DATE: TUESDAY, June 7, 1994                   TAG: 9406070056
SECTION: EDITORIAL                    PAGE: A-6   EDITION: METRO 
SOURCE: By ANITA and H.F. GARNER
DATELINE:                                 LENGTH: Medium


A NEW `RURBIN' CITY IS IN THE WORKS

THE MAY 20 editorial (``Bedford considers consolidation'') in the Roanoke Times & World-News cries for cleaning the mess Virginia's local governments are in at the state level. But local governments faced with annexation situations don't have the luxury of waiting for the state to act. There is for them neither time nor recourse.

The trend toward consolidation should make it evident to the General Assembly that the old ``right of cities to grow'' by annexation is offensive to Virginians who are being gobbled up. Chesapeake, Virginia Beach and Suffolk are consolidated cities that originally faced annexations, and they reorganized by themselves.

This Bedford merger effort is fired by aversion to annexation, and the loss of land and tax base. Perhaps worse is the loss of control by the annexed over their own destinies. Even Lynchburg's citizens had to pay higher taxes to foot the bill of annexing them. Those who were ravaged by Lynchburg annexation in 1956 and 1976 received tax hikes of 300 percent, and are still without most services that Lynchburg promised. (Those annexations were the ninth and 10th in Lynchburg's history - and still it is a city in trouble.) Yet your editorial stated: ``Lynchburg officials say they have no plans to grow in Bedford if a moratorium against annexing county land is lifted.''

On Jan. 3, then-Mayor Julian Adams of Lynchburg declared before state legislators: ``Lynchburg could not exist as it does today without annexation.'' Should the moratorium expire before consolidation, Bedfordites can be sure annexation will again occur.

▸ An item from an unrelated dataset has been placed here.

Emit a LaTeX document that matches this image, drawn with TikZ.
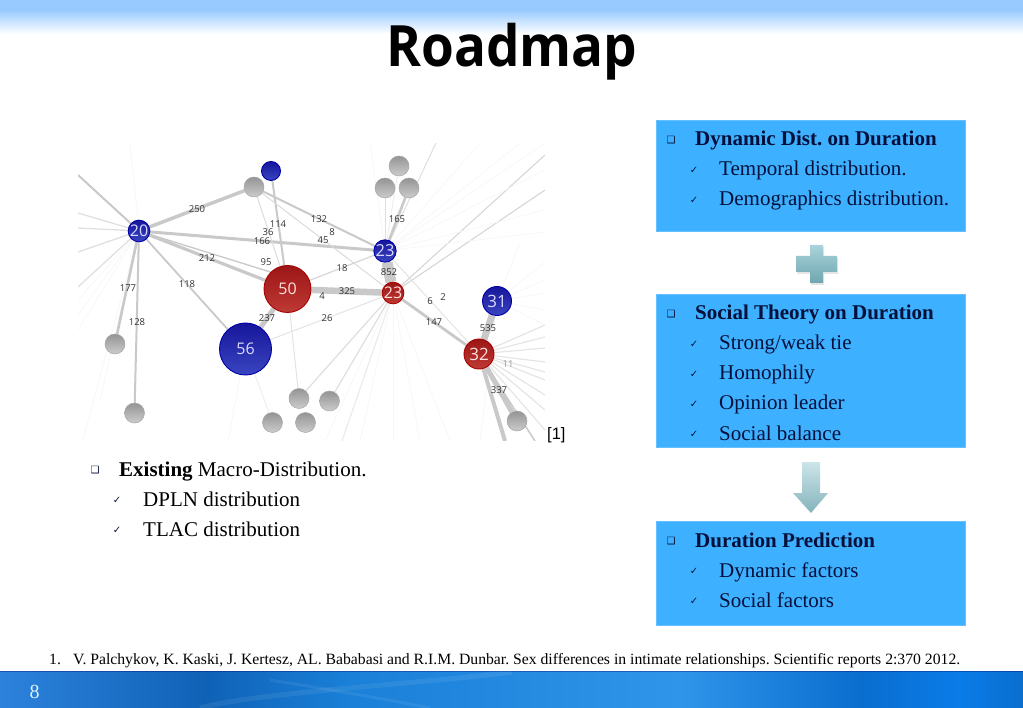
\documentclass[tikz,border=0pt]{standalone}
\usepackage{fontspec}
\usepackage{tikz}
\usetikzlibrary{calc,positioning,backgrounds}
\setmainfont{Liberation Serif}
\newfontfamily\titlefont[FakeStretch=0.93]{Open Sans}
\newfontfamily\graphfont{Open Sans}
\newfontfamily\markfont{DejaVu Sans}
\newfontfamily\refsans{Liberation Sans}
\definecolor{boxblue}{HTML}{3DB0FF}
\definecolor{boxink}{HTML}{04103A}
\definecolor{edgegrey}{gray}{0.79}
\definecolor{labelgrey}{gray}{0.2}
\definecolor{headblue}{HTML}{98CAFF}
\definecolor{redtop}{HTML}{9C1616}
\definecolor{redlow}{HTML}{BE3A34}
\definecolor{bluetop}{HTML}{16169A}
\definecolor{bluelow}{HTML}{3A45C0}
\definecolor{plustop}{HTML}{A9D3DA}
\definecolor{pluslow}{HTML}{6FA6B0}
\definecolor{foota}{HTML}{2D82DC}
\definecolor{footb}{HTML}{0F62B6}
\definecolor{footc}{HTML}{1A80D8}
\definecolor{footd}{HTML}{2F95EA}
\definecolor{foote}{HTML}{0A6ECF}
\definecolor{footf}{HTML}{0A7CE8}
\tikzset{redball/.style={shape=circle,inner sep=0pt,draw=red!65!black,line width=.9pt,top color=redtop,bottom color=redlow,text=white!88!red},
blueball/.style={shape=circle,inner sep=0pt,draw=blue!65!black,line width=.9pt,top color=bluetop,bottom color=bluelow,text=white!85!blue},
greyball/.style={shape=circle,inner sep=0pt,draw=black!35,line width=.5pt,top color=black!42,bottom color=black!20,minimum size=20pt},
edgelabel/.style={font=\graphfont\fontsize{9.5}{10}\selectfont,text=labelgrey,inner sep=0pt},
edge/.style={draw=edgegrey,line width=#1},
fainter/.style={draw=black!3,line width=.8pt},
roadbox/.style={fill=boxblue,draw=boxblue!80!white,line width=.6pt,inner sep=0pt},
headline/.style={anchor=base west,inner sep=0pt,font=\fontsize{21}{21}\selectfont\bfseries,text=boxink},
itemline/.style={anchor=base west,inner sep=0pt,font=\fontsize{21}{21}\selectfont,text=boxink},
squaremark/.style={anchor=center,inner sep=0pt,font=\markfont\fontsize{10}{10}\selectfont,text=boxink},
checkmark/.style={anchor=center,inner sep=0pt,font=\markfont\fontsize{10}{10}\selectfont,text=boxink}}

\begin{document}
\frenchspacing
\begin{tikzpicture}[x=1pt,y=-1pt]
\useasboundingbox (0,0) rectangle (1023,708);

% Header and footer bands
\fill[headblue] (0,0) rectangle (1023,10);
\shade[top color=headblue,bottom color=white] (0,10) rectangle (1023,34);
\shade[left color=foota,right color=footb] (0,671) rectangle (205,708);
\shade[left color=footb,right color=footc] (205,671) rectangle (350,708);
\shade[left color=footc,right color=footd] (350,671) rectangle (680,708);
\shade[left color=footd,right color=foote] (680,671) rectangle (860,708);
\shade[left color=foote,right color=footf] (860,671) rectangle (960,708);
\shade[left color=footf,right color=foote] (960,671) rectangle (1023,708);
\draw[white,opacity=.07,line width=5pt] (200,708) .. controls (260,692) and (420,684) .. (512,672);
\draw[white,opacity=.07,line width=3pt] (270,680) .. controls (320,688) and (380,698) .. (430,708);
\fill[black!60!blue,opacity=.35] (0,670.5) rectangle (1023,671.5);

% Title
\node[font=\titlefont\bfseries\fontsize{57}{57}\selectfont,inner sep=0pt,anchor=base] (title) at (512,67) {Roadmap};

% Coloured nodes
\node[blueball,minimum size=19pt,font=\graphfont\fontsize{16}{16}\selectfont] (n20) at (139,231) {20};
\node[blueball,minimum size=19pt] (nTop) at (271,171) {};
\node[redball,minimum size=47pt,font=\graphfont\fontsize{16}{16}\selectfont] (n50) at (287.5,289) {50};
\node[blueball,minimum size=52pt,font=\graphfont\fontsize{16}{16}\selectfont] (n56) at (245.5,349) {56};
\node[blueball,minimum size=21pt,font=\graphfont\fontsize{16.5}{17}\selectfont] (nB23) at (385,251) {23};
\node[redball,minimum size=21pt,font=\graphfont\fontsize{16}{16}\selectfont] (nR23) at (393,293) {23};
\node[blueball,minimum size=29pt,font=\graphfont\fontsize{17}{17}\selectfont] (n31) at (497,301) {31};
\node[redball,minimum size=30pt,font=\graphfont\fontsize{17}{17}\selectfont] (n32) at (479,354) {32};

% Grey nodes
\node[greyball] (gTop) at (254,187) {};
\node[greyball] (gLeft) at (115,344) {};
\node[greyball] (gLow) at (134.5,413) {};
\node[greyball] (gA) at (299,398.5) {};
\node[greyball] (gB) at (272.5,422.5) {};
\node[greyball] (gC) at (305.5,422.5) {};
\node[greyball] (gD) at (329.5,401) {};
\node[greyball] (gE) at (399,166) {};
\node[greyball] (gF) at (385,188) {};
\node[greyball] (gG) at (409,188) {};
\node[greyball] (gH) at (517,421) {};

\begin{pgfonlayer}{background}
% Faint edges
\begin{scope}
\clip (78,143) rectangle (545,441);
\foreach \i/\x/\y in {1/78/213,2/78/228,3/78/252,4/78/287} {
  \coordinate (l\i) at (\x,\y);
  \draw[edge=1.3pt,draw=black!12] (n20) -- (l\i);
}
\foreach \i/\x/\y in {1/78/300,2/78/315,3/78/330,4/83/440,5/100/400,6/130/143} {
  \coordinate (m\i) at (\x,\y);
  \draw[fainter] (n20) -- (m\i);
}
\foreach \i/\x/\y in {1/545/155,2/545/190} {
  \coordinate (t\i) at (\x,\y);
  \draw[edge=1.1pt,draw=black!16] (nR23) -- (t\i);
}
\foreach \i/\x/\y in {1/545/143,2/545/170,3/545/210,4/520/143,5/480/143,6/545/232,7/370/143} {
  \coordinate (u\i) at (\x,\y);
  \draw[fainter] (nB23) -- (u\i);
}
\foreach \i/\x/\y in {1/360/441,2/393/441,3/420/441,4/450/441,5/325/441} {
  \coordinate (d\i) at (\x,\y);
  \draw[fainter] (nR23) -- (d\i);
}
\foreach \i/\x/\y in {1/545/325,2/545/337,3/545/348,4/545/362,5/545/372,6/545/380,7/545/395,8/545/410,9/545/430} {
  \coordinate (r\i) at (\x,\y);
  \draw[edge=1.2pt,draw=black!10] (n32) -- (r\i);
}
\foreach \i/\x/\y in {1/545/262,2/545/280,3/545/293,4/545/310,5/545/325,6/520/243,7/480/441} {
  \coordinate (s\i) at (\x,\y);
  \draw[fainter] (n31) -- (s\i);
}
\coordinate (x1) at (78,175);
\coordinate (x2) at (505,441);
\coordinate (x3) at (535,441);
\coordinate (x4) at (436,143);
\coordinate (x5) at (228,441);
\coordinate (x6) at (342,441);
\draw[edge=2pt] (n20) -- (x1);
\draw[edge=4pt] (n32) -- (x2);
\draw[edge=1.5pt] (n32) -- (x3);
\draw[edge=1pt,draw=black!13] (nB23) -- (x4);
\draw[fainter] (n56) -- (x5);
\draw[edge=1.2pt,draw=black!8] (nR23) -- (x6);
\end{scope}

% Edges
\draw[edge=3.5pt] (n20) -- (gTop);
\draw[edge=2.6pt] (n20) -- (gLeft);
\draw[edge=2pt] (n20) -- (gLow);
\draw[edge=3.2pt] (n20) -- (n50);
\draw[edge=1.3pt] (n20) -- (n50.north west);
\draw[edge=1.8pt] (n20) -- (n56);
\draw[edge=3pt] (n20) -- (nB23);
\draw[edge=2pt] (nTop) -- (n50);
\draw[edge=1pt,draw=black!14] (gTop) -- (n50);
\draw[edge=2pt] (gTop) -- (nB23);
\draw[edge=1pt,draw=black!14] (gTop) -- (nR23);
\draw[edge=5pt] (n50) -- (n56);
\draw[edge=6.5pt] (n50) -- (nR23);
\draw[edge=1.2pt,draw=black!16] (n50) -- (nB23);
\draw[edge=1pt,draw=black!11] (n56) -- (nR23);
\draw[edge=1pt,draw=black!11] (n50) -- (gA);
\draw[edge=1pt,draw=black!7] (n56) -- (gB);
\draw[edge=1.2pt,draw=black!13] (nR23) -- (gA);
\draw[edge=1.2pt,draw=black!13] (nR23) -- (gD);
\draw[edge=11pt] (nB23) -- (nR23);
\draw[edge=1pt,draw=black!13] (nB23) -- (gF);
\draw[edge=2.6pt] (nB23) -- (gG);
\draw[edge=1pt,draw=black!7] (nB23) -- (gE);
\draw[edge=2.8pt] (nR23) -- (n32);
\draw[edge=1pt,draw=black!11] (nB23) -- (n32);
\draw[edge=7pt] (n31) -- (n32);
\draw[edge=5pt] (n32) -- (gH);
\end{pgfonlayer}

% Edge labels
\foreach \t/\x/\y in {250/197/209,114/278/224,36/268/232,166/262/241,212/207/258,95/266/262,118/187/284,177/128/288,128/137/322,237/267/318,132/319/219,8/332/232,45/323/240,165/397/219,852/389/272,18/342/268,325/347/291,4/322/296,26/327/318,6/430/301,2/443/297,147/434/322,535/488/328,337/499/390}
  \node[edgelabel] (lab\t) at (\x,\y) {\t};
\node[edgelabel,text=black!40] (lab11) at (508,364) {11};

\node[anchor=base west,inner sep=0pt,font=\refsans\fontsize{16.5}{16.5}\selectfont] (cite) at (547,439) {[1]};

% Left list
\node[squaremark] (leftSq) at (95,470) {❑};
\node[itemline,text=black] (leftHead) at (119,476) {\textbf{Existing} Macro-Distribution.};
\node[checkmark] (leftC1) at (117,500) {✓};
\node[itemline,text=black] (leftT1) at (143,506) {DPLN distribution};
\node[checkmark] (leftC2) at (117,530) {✓};
\node[itemline,text=black] (leftT2) at (143,536) {TLAC distribution};

% Right boxes
\path[roadbox] (656,120) rectangle (965,231);
\path[roadbox] (656,294) rectangle (965,447);
\path[roadbox] (656,521) rectangle (965,625);

\node[squaremark] (dynSq) at (671,140) {❑};
\node[headline] (dynHead) at (695,146) {Dynamic Dist. on Duration};
\node[checkmark] (dynC1) at (694,170) {✓};
\node[itemline] (dynT1) at (719,176) {Temporal distribution.};
\node[checkmark] (dynC2) at (694,200) {✓};
\node[itemline] (dynT2) at (719,206) {Demographics distribution.};

\node[squaremark] (socSq) at (671,314) {❑};
\node[headline] (socHead) at (695,320) {Social Theory on Duration};
\foreach \i/\t in {1/Strong\slash weak tie,2/Homophily,3/Opinion leader,4/Social balance} {
  \node[checkmark] (socC\i) at (694,314+30*\i) {✓};
  \node[itemline] (socT\i) at (719,320+30*\i) {\t};
}

\node[squaremark] (durSq) at (671,541) {❑};
\node[headline] (durHead) at (695,547) {Duration Prediction};
\node[checkmark] (durC1) at (694,571) {✓};
\node[itemline] (durT1) at (719,577) {Dynamic factors};
\node[checkmark] (durC2) at (694,601) {✓};
\node[itemline] (durT2) at (719,607) {Social factors};

% Plus sign
\fill[black!20,opacity=.5] (811,247) -- (824,247) -- (824,258) -- (838,258) -- (838,274) -- (824,274) -- (824,285) -- (811,285) -- (811,274) -- (797,274) -- (797,258) -- (811,258) -- cycle;
\shade[top color=plustop,bottom color=pluslow] (810,245) -- (823,245) -- (823,256) -- (837,256) -- (837,272) -- (823,272) -- (823,283) -- (810,283) -- (810,272) -- (796,272) -- (796,256) -- (810,256) -- cycle;

% Down arrow
\shade[top color=plustop!60!white,bottom color=pluslow!85!white] (802,462) -- (820,462) -- (820,493) -- (828,493) -- (811,513) -- (793,493) -- (802,493) -- cycle;

% Footnote and page number
\node[anchor=base west,inner sep=0pt,font=\fontsize{15.7}{16}\selectfont] (noteNum) at (49,664) {1.};
\node[anchor=base west,inner sep=0pt,font=\fontsize{15.7}{16}\selectfont] (noteText) at (73,664) {V. Palchykov, K. Kaski, J. Kertesz, AL. Bababasi and R.I.M. Dunbar. Sex differences in intimate relationships. Scientific reports 2:370 2012.};
\node[anchor=base,inner sep=0pt,text=cyan!15!white,font=\fontsize{20}{20}\selectfont] (pageNum) at (34.5,698) {8};
\end{tikzpicture}
\end{document}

Big? Hell, yes! A new Bedford would be big, but better-managed. The character of such a new type of city would be ``rurbin:'' dominantly rural, with some urban areas such as Bedford city and Forest, and some necessary industry to offset the excessive cost to taxpayers of strictly residential development.

This is a mix compatible with the life Bedford citizens now treasure - but better, in that the future can always be planned by its citizens. Bedford's Thomas Jefferson would have understood this great desire for responsible self-government, protection of rural beauty, some commercial ventures, and for the value of the small core-city from which this new government would operate.

If Virginia's General Assembly has ``made a mess of local government,'' as the editorial says, perhaps Bedford's citizens are showing the way toward improvement in their struggle for independence - as have those other consolidated Virginia cities. Old cities just may be forced to look within for solutions to their problems - just as consolidation advocates of Bedford city and county are doing.

Anita and H.F. Garner of Forest spearheaded the petition drive that led to Bedford city-county merger talks.